■ **Task instructions**: Leaving out the pictures, retype all the material exactly.

Rows from a dataset of charts and code:

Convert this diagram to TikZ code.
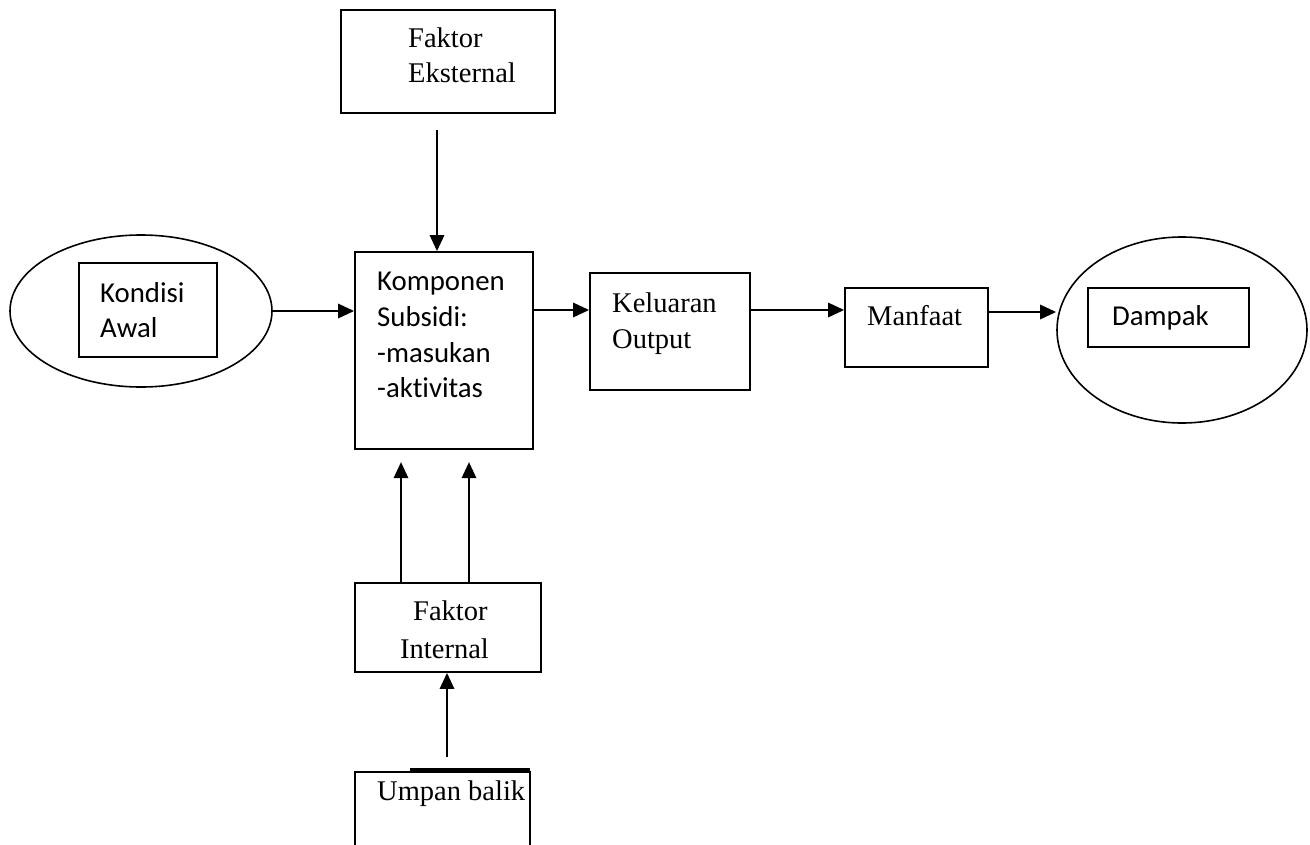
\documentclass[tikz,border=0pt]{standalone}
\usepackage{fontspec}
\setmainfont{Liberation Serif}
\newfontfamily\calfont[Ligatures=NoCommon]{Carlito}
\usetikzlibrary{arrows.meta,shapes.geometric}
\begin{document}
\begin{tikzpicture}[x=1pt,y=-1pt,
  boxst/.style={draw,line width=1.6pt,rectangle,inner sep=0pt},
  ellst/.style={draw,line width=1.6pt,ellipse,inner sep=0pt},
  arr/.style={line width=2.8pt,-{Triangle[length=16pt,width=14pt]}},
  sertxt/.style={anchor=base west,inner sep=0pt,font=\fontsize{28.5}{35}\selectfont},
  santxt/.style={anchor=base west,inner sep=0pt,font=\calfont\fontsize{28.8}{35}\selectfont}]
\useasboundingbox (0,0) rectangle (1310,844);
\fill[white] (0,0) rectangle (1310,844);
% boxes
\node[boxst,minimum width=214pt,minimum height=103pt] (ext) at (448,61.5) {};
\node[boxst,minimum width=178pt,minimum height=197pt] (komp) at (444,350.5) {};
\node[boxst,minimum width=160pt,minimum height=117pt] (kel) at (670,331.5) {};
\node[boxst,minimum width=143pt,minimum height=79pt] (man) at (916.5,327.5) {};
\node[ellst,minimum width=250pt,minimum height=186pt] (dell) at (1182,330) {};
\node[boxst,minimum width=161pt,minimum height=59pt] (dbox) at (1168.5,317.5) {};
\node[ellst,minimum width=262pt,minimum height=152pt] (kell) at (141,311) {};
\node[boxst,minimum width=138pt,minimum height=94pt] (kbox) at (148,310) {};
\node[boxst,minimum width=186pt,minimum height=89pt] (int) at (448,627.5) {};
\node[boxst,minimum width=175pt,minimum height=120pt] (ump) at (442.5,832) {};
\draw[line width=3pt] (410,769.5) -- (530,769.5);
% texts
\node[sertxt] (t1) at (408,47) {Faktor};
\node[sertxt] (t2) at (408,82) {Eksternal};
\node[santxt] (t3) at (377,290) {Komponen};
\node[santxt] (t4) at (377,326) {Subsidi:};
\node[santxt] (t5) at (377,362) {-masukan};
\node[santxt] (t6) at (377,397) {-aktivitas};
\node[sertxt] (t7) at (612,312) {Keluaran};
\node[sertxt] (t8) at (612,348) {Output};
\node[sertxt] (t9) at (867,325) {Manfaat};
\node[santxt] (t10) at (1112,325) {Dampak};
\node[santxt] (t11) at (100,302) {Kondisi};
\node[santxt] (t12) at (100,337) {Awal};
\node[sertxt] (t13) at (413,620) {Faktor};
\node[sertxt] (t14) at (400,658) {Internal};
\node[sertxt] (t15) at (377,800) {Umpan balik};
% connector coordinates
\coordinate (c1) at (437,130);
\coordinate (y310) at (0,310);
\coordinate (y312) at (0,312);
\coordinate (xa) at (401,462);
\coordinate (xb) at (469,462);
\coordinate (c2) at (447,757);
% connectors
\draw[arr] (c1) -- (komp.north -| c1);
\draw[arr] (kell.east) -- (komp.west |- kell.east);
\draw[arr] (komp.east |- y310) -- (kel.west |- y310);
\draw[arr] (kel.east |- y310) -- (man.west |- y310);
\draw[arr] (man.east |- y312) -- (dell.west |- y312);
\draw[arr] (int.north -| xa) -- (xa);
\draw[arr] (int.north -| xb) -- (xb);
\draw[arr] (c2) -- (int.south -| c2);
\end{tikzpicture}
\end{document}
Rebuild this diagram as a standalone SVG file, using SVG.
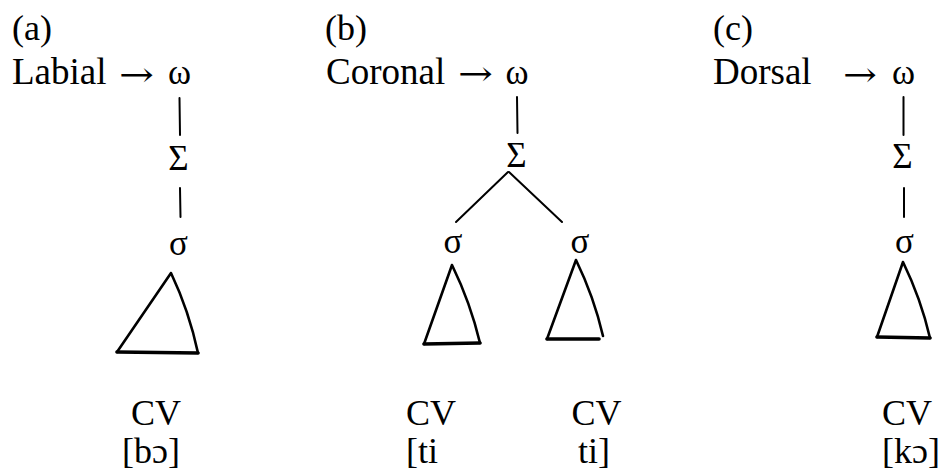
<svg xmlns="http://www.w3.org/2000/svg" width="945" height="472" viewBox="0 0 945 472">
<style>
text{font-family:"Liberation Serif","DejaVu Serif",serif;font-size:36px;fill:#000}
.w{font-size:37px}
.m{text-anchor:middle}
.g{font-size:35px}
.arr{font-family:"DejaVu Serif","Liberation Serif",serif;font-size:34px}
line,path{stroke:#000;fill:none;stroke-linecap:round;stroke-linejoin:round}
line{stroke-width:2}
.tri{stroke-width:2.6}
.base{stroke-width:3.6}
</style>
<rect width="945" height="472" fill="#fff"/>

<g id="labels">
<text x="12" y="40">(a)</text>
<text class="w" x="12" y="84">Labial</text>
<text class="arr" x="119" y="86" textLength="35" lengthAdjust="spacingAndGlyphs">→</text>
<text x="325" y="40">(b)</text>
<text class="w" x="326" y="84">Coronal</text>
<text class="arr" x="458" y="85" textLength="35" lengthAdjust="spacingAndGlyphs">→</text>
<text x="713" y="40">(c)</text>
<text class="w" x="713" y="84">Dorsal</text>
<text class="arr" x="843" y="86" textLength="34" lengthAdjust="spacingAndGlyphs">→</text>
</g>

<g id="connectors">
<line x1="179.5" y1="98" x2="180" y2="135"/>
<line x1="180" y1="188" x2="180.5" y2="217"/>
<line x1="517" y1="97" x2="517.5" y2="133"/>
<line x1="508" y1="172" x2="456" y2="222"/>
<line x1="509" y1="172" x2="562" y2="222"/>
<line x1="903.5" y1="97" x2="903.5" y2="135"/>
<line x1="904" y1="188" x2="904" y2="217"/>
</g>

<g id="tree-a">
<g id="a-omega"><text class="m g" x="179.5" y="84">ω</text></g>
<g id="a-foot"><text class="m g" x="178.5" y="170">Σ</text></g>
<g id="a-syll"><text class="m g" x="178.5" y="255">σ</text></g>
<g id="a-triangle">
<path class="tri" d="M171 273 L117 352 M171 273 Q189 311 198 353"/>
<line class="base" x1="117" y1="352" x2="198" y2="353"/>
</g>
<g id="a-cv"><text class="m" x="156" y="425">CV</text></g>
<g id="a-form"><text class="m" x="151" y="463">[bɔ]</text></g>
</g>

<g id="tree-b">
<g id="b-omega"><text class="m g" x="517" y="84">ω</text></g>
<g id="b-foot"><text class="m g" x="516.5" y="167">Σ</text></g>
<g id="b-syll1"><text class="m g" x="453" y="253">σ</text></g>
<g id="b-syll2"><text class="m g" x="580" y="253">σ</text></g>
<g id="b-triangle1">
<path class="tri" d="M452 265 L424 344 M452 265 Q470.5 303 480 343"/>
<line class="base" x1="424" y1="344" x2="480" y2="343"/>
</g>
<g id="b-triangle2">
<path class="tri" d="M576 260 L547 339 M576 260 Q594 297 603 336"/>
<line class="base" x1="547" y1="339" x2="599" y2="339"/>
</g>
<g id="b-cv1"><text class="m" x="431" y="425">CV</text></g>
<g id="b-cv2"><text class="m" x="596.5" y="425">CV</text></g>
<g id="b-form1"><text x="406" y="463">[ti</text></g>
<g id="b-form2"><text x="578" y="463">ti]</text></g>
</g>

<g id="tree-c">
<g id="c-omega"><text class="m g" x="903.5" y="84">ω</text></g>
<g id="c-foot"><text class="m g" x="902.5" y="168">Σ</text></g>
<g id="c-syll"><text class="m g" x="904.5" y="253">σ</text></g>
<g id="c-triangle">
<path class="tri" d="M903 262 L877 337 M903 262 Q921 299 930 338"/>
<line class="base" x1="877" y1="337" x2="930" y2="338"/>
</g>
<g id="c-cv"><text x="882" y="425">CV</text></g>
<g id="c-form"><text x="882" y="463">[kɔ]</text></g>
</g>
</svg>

■ **Correct response**:
Convert this diagram to TikZ code.
\documentclass[tikz,border=0pt]{standalone}
\usepackage{fontspec}
\setmainfont{Liberation Serif}
\newfontfamily\calfont[Ligatures=NoCommon]{Carlito}
\usetikzlibrary{arrows.meta,shapes.geometric}
\begin{document}
\begin{tikzpicture}[x=1pt,y=-1pt,
  boxst/.style={draw,line width=1.6pt,rectangle,inner sep=0pt},
  ellst/.style={draw,line width=1.6pt,ellipse,inner sep=0pt},
  arr/.style={line width=2.8pt,-{Triangle[length=16pt,width=14pt]}},
  sertxt/.style={anchor=base west,inner sep=0pt,font=\fontsize{28.5}{35}\selectfont},
  santxt/.style={anchor=base west,inner sep=0pt,font=\calfont\fontsize{28.8}{35}\selectfont}]
\useasboundingbox (0,0) rectangle (1310,844);
\fill[white] (0,0) rectangle (1310,844);
% boxes
\node[boxst,minimum width=214pt,minimum height=103pt] (ext) at (448,61.5) {};
\node[boxst,minimum width=178pt,minimum height=197pt] (komp) at (444,350.5) {};
\node[boxst,minimum width=160pt,minimum height=117pt] (kel) at (670,331.5) {};
\node[boxst,minimum width=143pt,minimum height=79pt] (man) at (916.5,327.5) {};
\node[ellst,minimum width=250pt,minimum height=186pt] (dell) at (1182,330) {};
\node[boxst,minimum width=161pt,minimum height=59pt] (dbox) at (1168.5,317.5) {};
\node[ellst,minimum width=262pt,minimum height=152pt] (kell) at (141,311) {};
\node[boxst,minimum width=138pt,minimum height=94pt] (kbox) at (148,310) {};
\node[boxst,minimum width=186pt,minimum height=89pt] (int) at (448,627.5) {};
\node[boxst,minimum width=175pt,minimum height=120pt] (ump) at (442.5,832) {};
\draw[line width=3pt] (410,769.5) -- (530,769.5);
% texts
\node[sertxt] (t1) at (408,47) {Faktor};
\node[sertxt] (t2) at (408,82) {Eksternal};
\node[santxt] (t3) at (377,290) {Komponen};
\node[santxt] (t4) at (377,326) {Subsidi:};
\node[santxt] (t5) at (377,362) {-masukan};
\node[santxt] (t6) at (377,397) {-aktivitas};
\node[sertxt] (t7) at (612,312) {Keluaran};
\node[sertxt] (t8) at (612,348) {Output};
\node[sertxt] (t9) at (867,325) {Manfaat};
\node[santxt] (t10) at (1112,325) {Dampak};
\node[santxt] (t11) at (100,302) {Kondisi};
\node[santxt] (t12) at (100,337) {Awal};
\node[sertxt] (t13) at (413,620) {Faktor};
\node[sertxt] (t14) at (400,658) {Internal};
\node[sertxt] (t15) at (377,800) {Umpan balik};
% connector coordinates
\coordinate (c1) at (437,130);
\coordinate (y310) at (0,310);
\coordinate (y312) at (0,312);
\coordinate (xa) at (401,462);
\coordinate (xb) at (469,462);
\coordinate (c2) at (447,757);
% connectors
\draw[arr] (c1) -- (komp.north -| c1);
\draw[arr] (kell.east) -- (komp.west |- kell.east);
\draw[arr] (komp.east |- y310) -- (kel.west |- y310);
\draw[arr] (kel.east |- y310) -- (man.west |- y310);
\draw[arr] (man.east |- y312) -- (dell.west |- y312);
\draw[arr] (int.north -| xa) -- (xa);
\draw[arr] (int.north -| xb) -- (xb);
\draw[arr] (c2) -- (int.south -| c2);
\end{tikzpicture}
\end{document}
Rebuild this diagram as a standalone SVG file, using SVG.
<svg xmlns="http://www.w3.org/2000/svg" width="945" height="472" viewBox="0 0 945 472">
<style>
text{font-family:"Liberation Serif","DejaVu Serif",serif;font-size:36px;fill:#000}
.w{font-size:37px}
.m{text-anchor:middle}
.g{font-size:35px}
.arr{font-family:"DejaVu Serif","Liberation Serif",serif;font-size:34px}
line,path{stroke:#000;fill:none;stroke-linecap:round;stroke-linejoin:round}
line{stroke-width:2}
.tri{stroke-width:2.6}
.base{stroke-width:3.6}
</style>
<rect width="945" height="472" fill="#fff"/>

<g id="labels">
<text x="12" y="40">(a)</text>
<text class="w" x="12" y="84">Labial</text>
<text class="arr" x="119" y="86" textLength="35" lengthAdjust="spacingAndGlyphs">→</text>
<text x="325" y="40">(b)</text>
<text class="w" x="326" y="84">Coronal</text>
<text class="arr" x="458" y="85" textLength="35" lengthAdjust="spacingAndGlyphs">→</text>
<text x="713" y="40">(c)</text>
<text class="w" x="713" y="84">Dorsal</text>
<text class="arr" x="843" y="86" textLength="34" lengthAdjust="spacingAndGlyphs">→</text>
</g>

<g id="connectors">
<line x1="179.5" y1="98" x2="180" y2="135"/>
<line x1="180" y1="188" x2="180.5" y2="217"/>
<line x1="517" y1="97" x2="517.5" y2="133"/>
<line x1="508" y1="172" x2="456" y2="222"/>
<line x1="509" y1="172" x2="562" y2="222"/>
<line x1="903.5" y1="97" x2="903.5" y2="135"/>
<line x1="904" y1="188" x2="904" y2="217"/>
</g>

<g id="tree-a">
<g id="a-omega"><text class="m g" x="179.5" y="84">ω</text></g>
<g id="a-foot"><text class="m g" x="178.5" y="170">Σ</text></g>
<g id="a-syll"><text class="m g" x="178.5" y="255">σ</text></g>
<g id="a-triangle">
<path class="tri" d="M171 273 L117 352 M171 273 Q189 311 198 353"/>
<line class="base" x1="117" y1="352" x2="198" y2="353"/>
</g>
<g id="a-cv"><text class="m" x="156" y="425">CV</text></g>
<g id="a-form"><text class="m" x="151" y="463">[bɔ]</text></g>
</g>

<g id="tree-b">
<g id="b-omega"><text class="m g" x="517" y="84">ω</text></g>
<g id="b-foot"><text class="m g" x="516.5" y="167">Σ</text></g>
<g id="b-syll1"><text class="m g" x="453" y="253">σ</text></g>
<g id="b-syll2"><text class="m g" x="580" y="253">σ</text></g>
<g id="b-triangle1">
<path class="tri" d="M452 265 L424 344 M452 265 Q470.5 303 480 343"/>
<line class="base" x1="424" y1="344" x2="480" y2="343"/>
</g>
<g id="b-triangle2">
<path class="tri" d="M576 260 L547 339 M576 260 Q594 297 603 336"/>
<line class="base" x1="547" y1="339" x2="599" y2="339"/>
</g>
<g id="b-cv1"><text class="m" x="431" y="425">CV</text></g>
<g id="b-cv2"><text class="m" x="596.5" y="425">CV</text></g>
<g id="b-form1"><text x="406" y="463">[ti</text></g>
<g id="b-form2"><text x="578" y="463">ti]</text></g>
</g>

<g id="tree-c">
<g id="c-omega"><text class="m g" x="903.5" y="84">ω</text></g>
<g id="c-foot"><text class="m g" x="902.5" y="168">Σ</text></g>
<g id="c-syll"><text class="m g" x="904.5" y="253">σ</text></g>
<g id="c-triangle">
<path class="tri" d="M903 262 L877 337 M903 262 Q921 299 930 338"/>
<line class="base" x1="877" y1="337" x2="930" y2="338"/>
</g>
<g id="c-cv"><text x="882" y="425">CV</text></g>
<g id="c-form"><text x="882" y="463">[kɔ]</text></g>
</g>
</svg>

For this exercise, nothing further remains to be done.